Quote from the first line below through the line that contains "const panelCounts = [counts48, counts6, counts72, counts40];", both included, and leave the pictures out.

■ **Dataset excerpt**
* * *
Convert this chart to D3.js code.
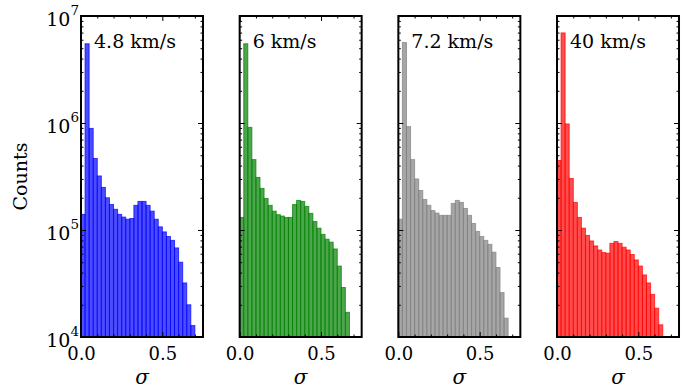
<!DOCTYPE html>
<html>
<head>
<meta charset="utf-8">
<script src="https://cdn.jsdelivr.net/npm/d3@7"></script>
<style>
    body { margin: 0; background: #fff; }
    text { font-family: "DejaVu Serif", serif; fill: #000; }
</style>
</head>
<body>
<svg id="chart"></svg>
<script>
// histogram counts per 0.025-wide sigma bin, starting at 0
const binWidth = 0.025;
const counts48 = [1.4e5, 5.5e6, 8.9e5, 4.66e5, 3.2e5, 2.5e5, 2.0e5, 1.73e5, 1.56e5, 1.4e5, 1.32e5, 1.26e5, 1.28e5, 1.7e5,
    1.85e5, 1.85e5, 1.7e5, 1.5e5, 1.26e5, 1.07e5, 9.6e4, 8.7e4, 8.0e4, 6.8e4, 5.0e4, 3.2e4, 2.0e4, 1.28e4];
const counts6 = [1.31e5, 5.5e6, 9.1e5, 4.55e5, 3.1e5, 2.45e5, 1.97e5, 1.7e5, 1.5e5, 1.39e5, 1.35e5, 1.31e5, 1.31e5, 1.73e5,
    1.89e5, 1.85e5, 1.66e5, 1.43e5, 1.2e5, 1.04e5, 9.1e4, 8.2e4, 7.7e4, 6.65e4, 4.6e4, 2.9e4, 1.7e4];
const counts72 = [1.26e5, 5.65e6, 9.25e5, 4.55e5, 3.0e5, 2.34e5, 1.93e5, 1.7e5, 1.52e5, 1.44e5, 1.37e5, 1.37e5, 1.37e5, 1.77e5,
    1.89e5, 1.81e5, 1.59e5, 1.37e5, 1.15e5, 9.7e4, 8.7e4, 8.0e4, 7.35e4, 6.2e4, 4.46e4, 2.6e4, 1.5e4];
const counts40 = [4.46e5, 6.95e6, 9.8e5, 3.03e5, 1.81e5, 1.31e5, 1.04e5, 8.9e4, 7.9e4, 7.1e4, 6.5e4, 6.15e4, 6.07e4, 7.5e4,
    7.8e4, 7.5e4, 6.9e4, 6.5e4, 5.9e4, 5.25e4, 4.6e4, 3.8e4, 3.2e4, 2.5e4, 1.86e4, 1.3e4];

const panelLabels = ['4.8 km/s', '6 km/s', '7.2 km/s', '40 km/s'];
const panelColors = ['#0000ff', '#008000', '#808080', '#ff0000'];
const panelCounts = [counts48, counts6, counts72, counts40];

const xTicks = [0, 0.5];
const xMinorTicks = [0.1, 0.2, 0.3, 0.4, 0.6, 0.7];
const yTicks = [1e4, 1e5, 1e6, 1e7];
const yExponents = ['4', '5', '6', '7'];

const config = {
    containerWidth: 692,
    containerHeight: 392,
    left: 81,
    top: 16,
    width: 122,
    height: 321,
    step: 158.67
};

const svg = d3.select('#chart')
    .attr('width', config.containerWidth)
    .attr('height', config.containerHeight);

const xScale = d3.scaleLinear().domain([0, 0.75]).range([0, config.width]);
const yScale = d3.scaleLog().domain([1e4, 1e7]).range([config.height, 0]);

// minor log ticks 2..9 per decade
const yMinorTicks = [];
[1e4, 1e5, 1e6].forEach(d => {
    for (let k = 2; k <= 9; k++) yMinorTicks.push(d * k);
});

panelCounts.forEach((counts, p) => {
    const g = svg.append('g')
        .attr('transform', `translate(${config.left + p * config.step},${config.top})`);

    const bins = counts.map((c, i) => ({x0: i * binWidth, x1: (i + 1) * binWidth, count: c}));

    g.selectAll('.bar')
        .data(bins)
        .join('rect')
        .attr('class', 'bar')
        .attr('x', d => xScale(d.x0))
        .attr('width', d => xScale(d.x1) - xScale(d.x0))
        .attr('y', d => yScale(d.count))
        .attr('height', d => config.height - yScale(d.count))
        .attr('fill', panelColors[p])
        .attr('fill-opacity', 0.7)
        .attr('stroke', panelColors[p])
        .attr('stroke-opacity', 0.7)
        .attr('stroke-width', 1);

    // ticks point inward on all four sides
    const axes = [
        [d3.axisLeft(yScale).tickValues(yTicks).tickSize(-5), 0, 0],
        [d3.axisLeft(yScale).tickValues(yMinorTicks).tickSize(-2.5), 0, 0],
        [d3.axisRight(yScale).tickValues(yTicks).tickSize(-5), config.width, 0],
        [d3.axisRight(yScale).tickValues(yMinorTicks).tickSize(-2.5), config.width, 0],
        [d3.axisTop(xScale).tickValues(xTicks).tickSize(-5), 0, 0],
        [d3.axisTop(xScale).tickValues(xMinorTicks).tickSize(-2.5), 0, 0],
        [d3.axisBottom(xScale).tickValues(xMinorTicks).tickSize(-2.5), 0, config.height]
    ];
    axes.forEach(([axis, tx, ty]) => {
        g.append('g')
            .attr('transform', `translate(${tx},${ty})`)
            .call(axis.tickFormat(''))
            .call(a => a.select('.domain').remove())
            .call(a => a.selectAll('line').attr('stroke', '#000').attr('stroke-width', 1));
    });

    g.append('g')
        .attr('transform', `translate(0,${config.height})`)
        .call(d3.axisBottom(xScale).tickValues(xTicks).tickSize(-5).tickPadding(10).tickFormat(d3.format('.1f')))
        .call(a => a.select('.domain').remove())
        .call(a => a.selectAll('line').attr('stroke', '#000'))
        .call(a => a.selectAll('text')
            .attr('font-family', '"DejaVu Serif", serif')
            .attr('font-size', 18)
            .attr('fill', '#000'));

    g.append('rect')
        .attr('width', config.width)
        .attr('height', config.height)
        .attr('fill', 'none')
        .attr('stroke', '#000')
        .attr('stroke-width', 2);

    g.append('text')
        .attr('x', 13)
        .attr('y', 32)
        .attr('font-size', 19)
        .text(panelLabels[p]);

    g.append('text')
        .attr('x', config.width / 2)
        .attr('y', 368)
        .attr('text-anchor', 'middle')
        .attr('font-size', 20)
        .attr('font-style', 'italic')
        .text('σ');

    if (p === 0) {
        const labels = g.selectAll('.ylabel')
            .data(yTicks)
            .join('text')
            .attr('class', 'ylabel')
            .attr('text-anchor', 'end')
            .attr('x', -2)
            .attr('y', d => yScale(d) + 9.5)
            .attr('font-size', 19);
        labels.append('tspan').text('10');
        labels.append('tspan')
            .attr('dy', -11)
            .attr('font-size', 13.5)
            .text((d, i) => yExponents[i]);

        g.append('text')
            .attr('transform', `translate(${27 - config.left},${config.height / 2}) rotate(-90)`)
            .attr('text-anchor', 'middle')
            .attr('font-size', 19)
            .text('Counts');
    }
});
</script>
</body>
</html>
* * *
■ **Task output**
Convert this chart to D3.js code.
<!DOCTYPE html>
<html>
<head>
<meta charset="utf-8">
<script src="https://cdn.jsdelivr.net/npm/d3@7"></script>
<style>
    body { margin: 0; background: #fff; }
    text { font-family: "DejaVu Serif", serif; fill: #000; }
</style>
</head>
<body>
<svg id="chart"></svg>
<script>
// histogram counts per 0.025-wide sigma bin, starting at 0
const binWidth = 0.025;
const counts48 = [1.4e5, 5.5e6, 8.9e5, 4.66e5, 3.2e5, 2.5e5, 2.0e5, 1.73e5, 1.56e5, 1.4e5, 1.32e5, 1.26e5, 1.28e5, 1.7e5,
    1.85e5, 1.85e5, 1.7e5, 1.5e5, 1.26e5, 1.07e5, 9.6e4, 8.7e4, 8.0e4, 6.8e4, 5.0e4, 3.2e4, 2.0e4, 1.28e4];
const counts6 = [1.31e5, 5.5e6, 9.1e5, 4.55e5, 3.1e5, 2.45e5, 1.97e5, 1.7e5, 1.5e5, 1.39e5, 1.35e5, 1.31e5, 1.31e5, 1.73e5,
    1.89e5, 1.85e5, 1.66e5, 1.43e5, 1.2e5, 1.04e5, 9.1e4, 8.2e4, 7.7e4, 6.65e4, 4.6e4, 2.9e4, 1.7e4];
const counts72 = [1.26e5, 5.65e6, 9.25e5, 4.55e5, 3.0e5, 2.34e5, 1.93e5, 1.7e5, 1.52e5, 1.44e5, 1.37e5, 1.37e5, 1.37e5, 1.77e5,
    1.89e5, 1.81e5, 1.59e5, 1.37e5, 1.15e5, 9.7e4, 8.7e4, 8.0e4, 7.35e4, 6.2e4, 4.46e4, 2.6e4, 1.5e4];
const counts40 = [4.46e5, 6.95e6, 9.8e5, 3.03e5, 1.81e5, 1.31e5, 1.04e5, 8.9e4, 7.9e4, 7.1e4, 6.5e4, 6.15e4, 6.07e4, 7.5e4,
    7.8e4, 7.5e4, 6.9e4, 6.5e4, 5.9e4, 5.25e4, 4.6e4, 3.8e4, 3.2e4, 2.5e4, 1.86e4, 1.3e4];

const panelLabels = ['4.8 km/s', '6 km/s', '7.2 km/s', '40 km/s'];
const panelColors = ['#0000ff', '#008000', '#808080', '#ff0000'];
const panelCounts = [counts48, counts6, counts72, counts40];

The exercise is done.